Juliet Hulme was revealed to be mystery writer Anne Perry who came forward and revealed her real identity in 1994 during the making of the film, but all attempts to find Pauline Parker failed. In 1997, Pauline Parker was finally traced to a rundown cottage on a farm near Strood, Kent, England, where she currently runs a children's riding school. Since assuming the name of Hilary Nathan, she has become a devout Catholic and devoted her life to handicapped children.

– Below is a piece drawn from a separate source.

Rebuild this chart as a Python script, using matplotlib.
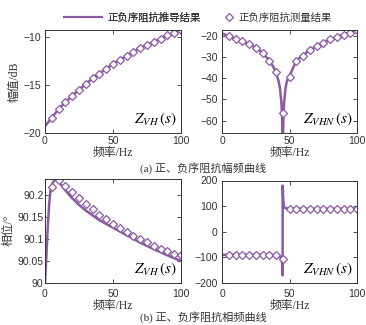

Almost all locations used for filming were the genuine locations where the events occurred. The tea shop where Honora Parker ate her last meal was knocked down a few days after the shoot ended. According to director Peter Jackson, when they got to the location of the murder on the dirt path, it was eerily quiet; the birds stopped singing, and it didn't seem right. So they moved along a couple of hundred yards.
Since the Parker-Hulme murder had been an infamous crime that was strongly sensationalized in New Zealand history Jackson decided rather than do a film that would be a historical look back at the crime to instead create a drama about Parker and Hulme's intense friendship. In addition to reading Pauline Parker's diary Jackson and company undertook a nation wide search for anyone who had known the girls and interviewed them to get a closer look at their life.
The Doris Day LP record titled "Bright and Shiny" that the young lodger, Steve, has just bought and shows the family was recorded in 1961. Also, 331/2 inch LPs were not released until the late 1950s. In 1953 when the film is, long playing records were 12 inch.